The real blow came in 2019 when the longstanding Labour funder David Sainsbury, of the supermarket dynasty, gave £8m to Jo Swinson’s Liberal Democrats. “That was a low point,” recalls one person involved in raising cash for the party.
But in the last four years, not only have private donations come trickling back, but Starmer’s party has had an influx of “mega-donors” – people giving hundreds of thousands, if not millions, of pounds each time.
The cash has been flowing so readily that private donations now outstrip funding from the trade unions:
The Guardian’s Whitehall editor, Rowena Mason, is on the campaign bus with Rishi Sunak today.
She writes:
Sunak had an early start this morning as he toured an Ocado warehouse at 5am – watching the robots pack bags and talking to workers about their 10 hour shifts in fridge-like temperatures.
The prime minister has appeared to be more chirpy and less tetchy this week, now the end of the campaign is in sight and the rows over D-Day and gambling have subsided a bit.
After boarding the bus, he stopped for a McDonalds wrap for breakfast and revealed that his regime of fasting all day on Monday has gone out the window during the campaign.
That avocado never stood a chance:
48 hours to go
It is 7am, and you know what that means: exactly 48 hours from now, polling stations will open across the UK.

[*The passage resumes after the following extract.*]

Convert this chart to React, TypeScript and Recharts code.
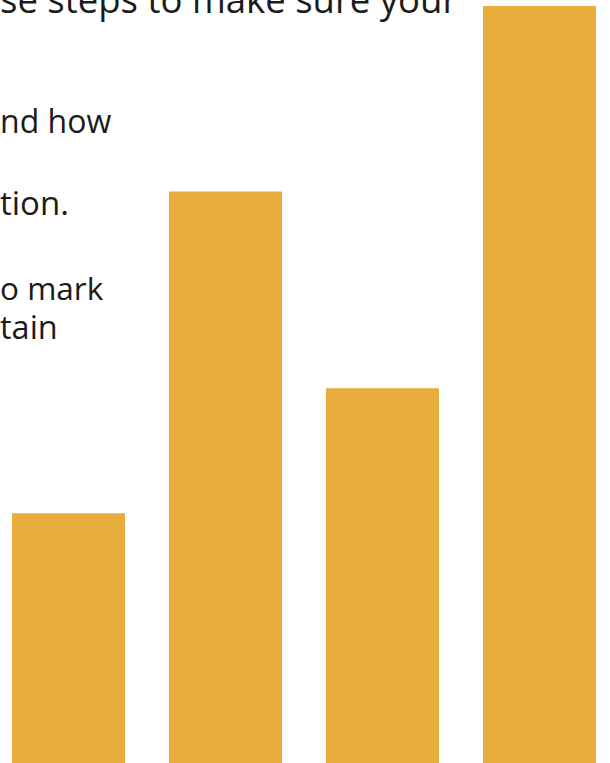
import { BarChart, Bar, XAxis, YAxis } from "recharts";

const categories = ["A", "B", "C", "D"];
const values = [33, 75.5, 49.5, 100];

// fragments of the paragraph that sits behind the chart
const textLines = ["se steps to make sure your", "nd how", "tion.", "o mark", "tain"];
const textBaselines = [13, 133, 215, 300, 340];
const textSizes = [36.5, 32, 33, 31.5, 32.5];

const data = categories.map((name, i) => ({ name, value: values[i] }));

const App = () => {
  return (
    <div
      style={{
        position: "fixed",
        left: 0,
        top: 0,
        width: 610,
        height: 763,
        overflow: "hidden",
        background: "#ffffff",
      }}
    >
      {textLines.map((line, i) => (
        <div
          key={line}
          style={{
            position: "absolute",
            left: 0,
            top: textBaselines[i] - textSizes[i] * 0.888,
            fontFamily: "'Open Sans', sans-serif",
            fontSize: textSizes[i],
            lineHeight: `${textSizes[i]}px`,
            color: "#1b1b1b",
            whiteSpace: "nowrap",
          }}
        >
          {line}
        </div>
      ))}
      <div style={{ position: "absolute", left: -10, top: 0 }}>
        <BarChart
          width={628}
          height={763}
          data={data}
          barCategoryGap={22}
          margin={{ top: 6, right: 0, bottom: 0, left: 0 }}
        >
          <XAxis dataKey="name" hide />
          <YAxis hide domain={[0, 100]} />
          <Bar dataKey="value" fill="#e9ad3d" isAnimationActive={false} />
        </BarChart>
      </div>
    </div>
  );
};

export default App;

With that in mind, the Guardian’s Rupert Neate has spoken to YouGov about how undecided voters could shape the results:
Pollsters from YouGov reckon about 12% of the electorate are still undecided. They tracked down 641 of them, and discovered that, while they are evenly spread across age groups, they are much more likely to be female (67%), to have voted leave in the EU referendum (43%, against 30% for remain), and to have voted Conservative at the last general election (43% compared to 15% who voted Labour).

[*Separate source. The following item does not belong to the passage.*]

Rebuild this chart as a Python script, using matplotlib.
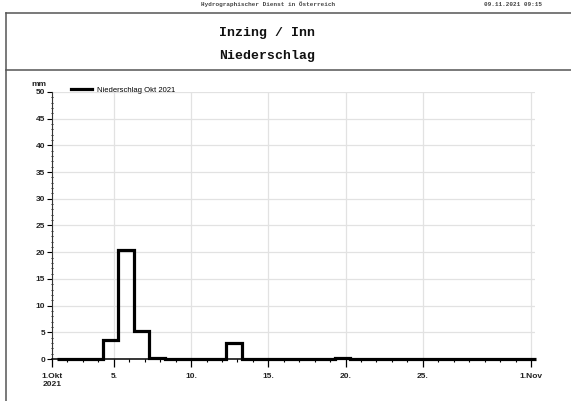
import numpy as np
import matplotlib
matplotlib.use("Agg")
import matplotlib.pyplot as plt
from matplotlib.lines import Line2D

# daily precipitation Oct 2021 (mm), each day measured 07:00 -> 07:00
day_values = [0, 0, 0, 3.6, 20.5, 5.15, 0.25, 0, 0, 0,
              0, 3.0, 0, 0, 0, 0, 0, 0, 0.2, 0,
              0, 0, 0, 0, 0, 0, 0, 0, 0, 0, 0]
tick_days = [1, 5, 10, 15, 20, 25, 32]
tick_labels = ["1.Okt\n2021", "5.", "10.", "15.", "20.", "25.", "1.Nov"]
y_ticks = [0, 5, 10, 15, 20, 25, 30, 35, 40, 45, 50]
series_name = "Niederschlag Okt 2021"

W, H = 571, 401
fig = plt.figure(figsize=(W / 100, H / 100), dpi=100)

mono = "Liberation Mono"
sans = "Liberation Sans"

# header + title box
fig.text(268 / W, 1 - 4 / H, "Hydrographischer Dienst in Österreich", family=mono,
         fontsize=4.3, weight="bold", ha="center", va="center", color="#444")
fig.text(484 / W, 1 - 4 / H, "09.11.2021 09:15", family=mono, fontsize=4.3,
         weight="bold", ha="left", va="center", color="#444")
box_col = "#555555"
fig.add_artist(Line2D([6 / W, 1], [1 - 12.5 / H] * 2, color=box_col, lw=1.1))
fig.add_artist(Line2D([6 / W, 1], [1 - 69.5 / H] * 2, color=box_col, lw=1.1))
fig.add_artist(Line2D([6 / W] * 2, [0, 1 - 12.5 / H], color=box_col, lw=1.1))
fig.text(267 / W, 1 - 33 / H, "Inzing / Inn", family=mono, weight="bold",
         fontsize=9.5, ha="center", va="center", color="#111")
fig.text(267 / W, 1 - 56 / H, "Niederschlag", family=mono, weight="bold",
         fontsize=9.5, ha="center", va="center", color="#111")

# plot area
px_day = (531 - 52) / 31
ax = fig.add_axes([52 / W, 1 - 359 / H, (535 - 52) / W, (359 - 92) / H])
ax.set_xlim(1, 1 + (535 - 52) / px_day)
ax.set_ylim(0, 50)

edges = np.arange(1, len(day_values) + 2) + 7 / 24
ax.stairs(day_values, edges, baseline=None, color="black", lw=2.3,
          clip_on=False, zorder=5, label=series_name)

ax.set_xticks(tick_days)
ax.set_xticklabels(tick_labels)
ax.set_xticks(np.arange(1, 33), minor=True)
ax.set_yticks(y_ticks)
ax.set_yticks(np.arange(0, 51), minor=True)

ax.grid(True, which="major", color="#e2e2e2", lw=0.9)
ax.set_axisbelow(True)
for s in ["top", "right"]:
    ax.spines[s].set_visible(False)
ax.spines["bottom"].set_linewidth(1.1)
ax.spines["left"].set_linewidth(0.8)
ax.spines["left"].set_color("#333")

ax.tick_params(axis="x", which="major", length=6, width=0.9, pad=4)
ax.tick_params(axis="x", which="minor", length=2.5, width=0.8)
ax.tick_params(axis="y", which="major", length=3.5, width=0.8, pad=1.5)
ax.tick_params(axis="y", which="minor", length=2, width=0.6, direction="inout")
for lab in ax.get_xticklabels() + ax.get_yticklabels():
    lab.set_family(sans)
    lab.set_weight("bold")
    lab.set_fontsize(6)
    lab.set_color("#222")

fig.text(39 / W, 1 - 85 / H, "mm", family=sans, weight="bold", fontsize=6,
         ha="center", va="center", color="#222")

ax.legend(loc="center left", bbox_to_anchor=((71 - 52) / (535 - 52), 1 + 2 / 267),
          frameon=False, borderpad=0, borderaxespad=0, handlelength=2.8,
          handletextpad=0.6, prop={"family": sans, "size": 5.5})

fig.savefig("out.png", dpi=100)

When questioned (which can be hard as uncertain voters are less likely to respond to pollsters) some are more undecided than others. They found that 9% are likely to end up voting Conservative, 9% for Labour, 5% for the Lib Dems, 4% Green and 3% Reform. A quarter of the undecided voters are “unlikely to actually vote”.
“This leaves 45% of the overall sample of people who are ‘truly undecided’, having told us they are at least 6/10 likely to vote at the election, but even with one week to go won’t commit to a party,” says YouGov’s director of political research, Adam McDonnell. “This group accounts for 6% of the entire public.”
It’s a far larger group of people than at the 2019 election, and is unusually concentrated among one party. “For months and months we have noticed that people who voted Conservative in 2019 are more likely to be undecided,” says Surridge. “By this point in the campaign we would have expected the proportion of “don’t knows” to have come down below 10%.”
This morning’s front pages
It is almost 7am: let’s take a look at the day’s top stories.
The Guardian leads with an interview with shadow energy security secretary Ed Miliband, who promises that Labour will take the lead on global efforts to tackle the climate crisis:
The I Paper: Labour faces up to prospect of far-right neighbour in France with early talks
Metro: Naver mind the ballots
The Daily Telegraph: Royal Mail blamed for postal vote chaos
The Daily Mail: Britain’s forces not ready for ‘conflict of any scale’
The Times: Starmer: a big majority will be best for Britain
The Daily Express: Voting reform ‘risks losing hundreds of Tory MPs for a generation’
Scotland’s Daily Record: Sacre Bleu!
The Daily Mirror: Give our children hope
And the Liberal Democrats will call on voters to “end the sewage scandal” and vote for “historic change”.
Ahead of his visits to the South West of England, LibDem leader Ed Davey said: “In just 48 hours’ time, the British public can vote to end the sewage scandal and kick the Conservatives out of power,” PA reports.
“Filthy sewage dumping has caused untold damage to our precious environment and left people feeling unable to swim in their local rivers and beaches because they’re worried about getting sick.”